| Problem |
Leaving out the pictures, retype the lines from the beginning of the listing through the line containing "66.8, 67.8, 68.9];".

| Given information |

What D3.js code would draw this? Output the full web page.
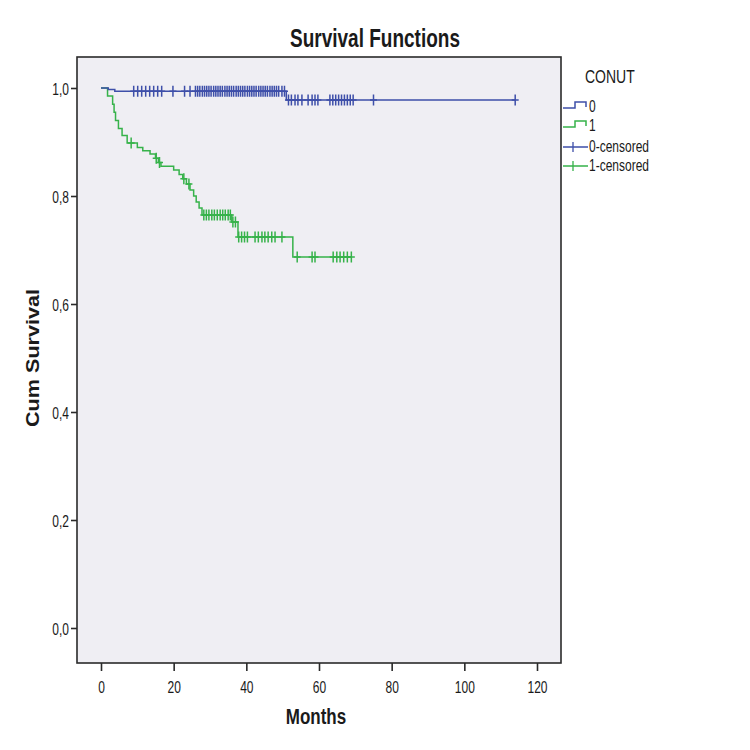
<!DOCTYPE html>
<html>
<head>
<meta charset="utf-8">
<script src="https://cdn.jsdelivr.net/npm/d3@7"></script>
<style>
  html, body { margin: 0; padding: 0; background: #ffffff; }
  svg { display: block; }
  text { font-family: "Liberation Sans", Arial, sans-serif; fill: #1a1a1a; }
</style>
</head>
<body>
<svg id="chart" width="750" height="750"></svg>
<script>
// ---------------- data ----------------
const chartTitle = "Survival Functions";
const xLabel = "Months";
const yLabel = "Cum Survival";
const legendTitle = "CONUT";
const legendLabels = ["0", "1", "0-censored", "1-censored"];

const xTicks = [0, 20, 40, 60, 80, 100, 120];
const yTicks = [0.0, 0.2, 0.4, 0.6, 0.8, 1.0];

// group 0 (CONUT = 0)
const blueEventTimes = [0, 2.0, 3.8, 51.0];
const blueSurvival   = [1.0, 0.997, 0.994, 0.978];
const blueEndTime = 114;
const blueCensored = [9.0, 10.1, 11.2, 12.3, 13.4, 14.5, 15.6, 16.7, 19.8, 23.0, 24.5,
  26.0, 26.6, 27.2, 27.9, 28.5, 29.1, 29.7, 30.3, 31.0, 31.6, 32.2, 32.8, 33.4, 34.1,
  34.7, 35.3, 35.9, 36.5, 37.2, 37.8, 38.4, 39.0, 39.6, 40.3, 40.9, 41.5, 42.1, 42.7,
  43.4, 44.0, 44.6, 45.2, 45.8, 46.5, 47.1, 47.7, 48.3, 48.9, 49.8, 50.5,
  51.6, 52.4, 53.4, 54.2, 55.3, 57.0, 58.1, 58.9, 59.7,
  63.0, 63.8, 64.6, 65.4, 66.2, 67.0, 67.8, 68.6, 69.4, 75.0, 114.0];

// group 1 (CONUT = 1)
const greenEventTimes = [0, 1.8, 3.2, 3.6, 4.0, 4.8, 5.8, 7.2, 10.0, 11.5, 13.5, 15.0,
  15.8, 16.5, 20.0, 21.5, 22.5, 23.5, 24.5, 25.5, 26.2, 27.0, 27.8, 36.0, 37.7, 52.8];
const greenSurvival = [1.0, 0.985, 0.970, 0.955, 0.940, 0.925, 0.912, 0.898, 0.890, 0.884,
  0.878, 0.870, 0.862, 0.855, 0.848, 0.840, 0.832, 0.822, 0.811, 0.800, 0.789, 0.778,
  0.765, 0.752, 0.724, 0.687];
const greenEndTime = 69;
const greenCensored = [8.3, 15.2, 16.1, 22.8, 24.2, 28.3, 29.0, 29.7, 30.5, 31.2, 32.0,
  32.8, 33.5, 34.2, 35.0, 35.6, 36.3, 37.0, 37.9, 38.7, 39.5, 40.3, 42.4, 43.3, 44.3,
  45.1, 46.0, 47.0, 47.9, 49.8, 54.0, 58.1, 58.9, 63.9, 64.9, 65.8, 66.8, 67.8, 68.9];

// ---------------- layout ----------------
const blue = "#3E4FA9";
const green = "#36B24A";
const frame = { left: 77, right: 561, top: 57, bottom: 663 };
const stretch = 1.35;

const svg = d3.select("#chart");
svg.append("rect").attr("width", 750).attr("height", 750).attr("fill", "#ffffff");

const x = d3.scaleLinear().domain([0, 120]).range([101, 537]);
const y = d3.scaleLinear().domain([0, 1]).range([628, 88]);

// plot background + frame
svg.append("rect")
  .attr("x", frame.left).attr("y", frame.top)
  .attr("width", frame.right - frame.left).attr("height", frame.bottom - frame.top)
  .attr("fill", "#EFEEF3").attr("stroke", "#2a2a2a").attr("stroke-width", 1.6);

// x axis
const gx = svg.append("g").attr("transform", `translate(0,${frame.bottom})`)
  .call(d3.axisBottom(x).tickValues(xTicks).tickSize(8).tickFormat(d3.format("d")));
gx.select(".domain").remove();
gx.selectAll(".tick line").attr("stroke", "#2a2a2a").attr("stroke-width", 1.6);
gx.selectAll(".tick text")
  .attr("y", null).attr("dy", null)
  .attr("transform", `translate(0,29.5) scale(1,${stretch})`)
  .attr("font-size", 12).attr("fill", "#1a1a1a")
  .style("font-family", "'Liberation Sans', Arial, sans-serif");

// y axis
const gy = svg.append("g").attr("transform", `translate(${frame.left},0)`)
  .call(d3.axisLeft(y).tickValues(yTicks).tickSize(6)
    .tickFormat(d => d.toFixed(1).replace(".", ",")));
gy.select(".domain").remove();
gy.selectAll(".tick line").attr("stroke", "#2a2a2a").attr("stroke-width", 1.6);
gy.selectAll(".tick text")
  .attr("x", null).attr("dy", null)
  .attr("transform", `translate(-8,6.3) scale(1,${stretch})`)
  .attr("font-size", 12).attr("fill", "#1a1a1a")
  .style("font-family", "'Liberation Sans', Arial, sans-serif");

// titles
svg.append("text")
  .attr("transform", `translate(375,47) scale(1,1.33)`)
  .attr("text-anchor", "middle").attr("font-size", 19).attr("font-weight", "bold")
  .text(chartTitle);
svg.append("text")
  .attr("transform", `translate(316,724) scale(1,1.25)`)
  .attr("text-anchor", "middle").attr("font-size", 17).attr("font-weight", "bold")
  .text(xLabel);
svg.append("text")
  .attr("transform", `translate(39,358) rotate(-90) scale(1.2,1)`)
  .attr("text-anchor", "middle").attr("font-size", 18).attr("font-weight", "bold")
  .text(yLabel);

// ---------------- curves ----------------
function survAt(times, surv, t) {
  let s = surv[0];
  for (let i = 0; i < times.length; i++) if (t >= times[i]) s = surv[i];
  return s;
}
const line = d3.line().x(d => x(d[0])).y(d => y(d[1])).curve(d3.curveStepAfter);

function drawGroup(times, surv, endTime, censored, color) {
  const pts = times.map((t, i) => [t, surv[i]]);
  pts.push([endTime, surv[surv.length - 1]]);
  svg.append("path").datum(pts).attr("d", line)
    .attr("fill", "none").attr("stroke", color).attr("stroke-width", 1.5);
  svg.append("g").selectAll("path").data(censored).join("path")
    .attr("d", t => {
      const cx = x(t), cy = y(survAt(times, surv, t));
      return `M${cx - 3.5},${cy}H${cx + 3.5}M${cx},${cy - 5.5}V${cy + 5.5}`;
    })
    .attr("fill", "none").attr("stroke", color).attr("stroke-width", 1.5);
}
drawGroup(greenEventTimes, greenSurvival, greenEndTime, greenCensored, green);
drawGroup(blueEventTimes, blueSurvival, blueEndTime, blueCensored, blue);

// ---------------- legend ----------------
const lg = svg.append("g");
lg.append("text").attr("transform", `translate(585,83) scale(1,1.3)`)
  .attr("font-size", 14).text(legendTitle);
const legendColors = [blue, green, blue, green];
const legendBaselines = [112, 131, 152, 171];
legendLabels.forEach((lab, i) => {
  const yb = legendBaselines[i];
  if (i < 2) {
    lg.append("path")
      .attr("d", `M563,${yb - 4}H575V${yb - 10}H586V${yb - 5}`)
      .attr("fill", "none").attr("stroke", legendColors[i]).attr("stroke-width", 1.5);
  } else {
    lg.append("path")
      .attr("d", `M563,${yb - 5}H588M573,${yb - 10}V${yb}`)
      .attr("fill", "none").attr("stroke", legendColors[i]).attr("stroke-width", 1.3);
  }
  lg.append("text").attr("transform", `translate(589,${yb}) scale(1,1.3)`)
    .attr("font-size", 12).text(lab);
});
</script>
</body>
</html>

| Response to this task |
What D3.js code would draw this? Output the full web page.
<!DOCTYPE html>
<html>
<head>
<meta charset="utf-8">
<script src="https://cdn.jsdelivr.net/npm/d3@7"></script>
<style>
  html, body { margin: 0; padding: 0; background: #ffffff; }
  svg { display: block; }
  text { font-family: "Liberation Sans", Arial, sans-serif; fill: #1a1a1a; }
</style>
</head>
<body>
<svg id="chart" width="750" height="750"></svg>
<script>
// ---------------- data ----------------
const chartTitle = "Survival Functions";
const xLabel = "Months";
const yLabel = "Cum Survival";
const legendTitle = "CONUT";
const legendLabels = ["0", "1", "0-censored", "1-censored"];

const xTicks = [0, 20, 40, 60, 80, 100, 120];
const yTicks = [0.0, 0.2, 0.4, 0.6, 0.8, 1.0];

// group 0 (CONUT = 0)
const blueEventTimes = [0, 2.0, 3.8, 51.0];
const blueSurvival   = [1.0, 0.997, 0.994, 0.978];
const blueEndTime = 114;
const blueCensored = [9.0, 10.1, 11.2, 12.3, 13.4, 14.5, 15.6, 16.7, 19.8, 23.0, 24.5,
  26.0, 26.6, 27.2, 27.9, 28.5, 29.1, 29.7, 30.3, 31.0, 31.6, 32.2, 32.8, 33.4, 34.1,
  34.7, 35.3, 35.9, 36.5, 37.2, 37.8, 38.4, 39.0, 39.6, 40.3, 40.9, 41.5, 42.1, 42.7,
  43.4, 44.0, 44.6, 45.2, 45.8, 46.5, 47.1, 47.7, 48.3, 48.9, 49.8, 50.5,
  51.6, 52.4, 53.4, 54.2, 55.3, 57.0, 58.1, 58.9, 59.7,
  63.0, 63.8, 64.6, 65.4, 66.2, 67.0, 67.8, 68.6, 69.4, 75.0, 114.0];

// group 1 (CONUT = 1)
const greenEventTimes = [0, 1.8, 3.2, 3.6, 4.0, 4.8, 5.8, 7.2, 10.0, 11.5, 13.5, 15.0,
  15.8, 16.5, 20.0, 21.5, 22.5, 23.5, 24.5, 25.5, 26.2, 27.0, 27.8, 36.0, 37.7, 52.8];
const greenSurvival = [1.0, 0.985, 0.970, 0.955, 0.940, 0.925, 0.912, 0.898, 0.890, 0.884,
  0.878, 0.870, 0.862, 0.855, 0.848, 0.840, 0.832, 0.822, 0.811, 0.800, 0.789, 0.778,
  0.765, 0.752, 0.724, 0.687];
const greenEndTime = 69;
const greenCensored = [8.3, 15.2, 16.1, 22.8, 24.2, 28.3, 29.0, 29.7, 30.5, 31.2, 32.0,
  32.8, 33.5, 34.2, 35.0, 35.6, 36.3, 37.0, 37.9, 38.7, 39.5, 40.3, 42.4, 43.3, 44.3,
  45.1, 46.0, 47.0, 47.9, 49.8, 54.0, 58.1, 58.9, 63.9, 64.9, 65.8, 66.8, 67.8, 68.9];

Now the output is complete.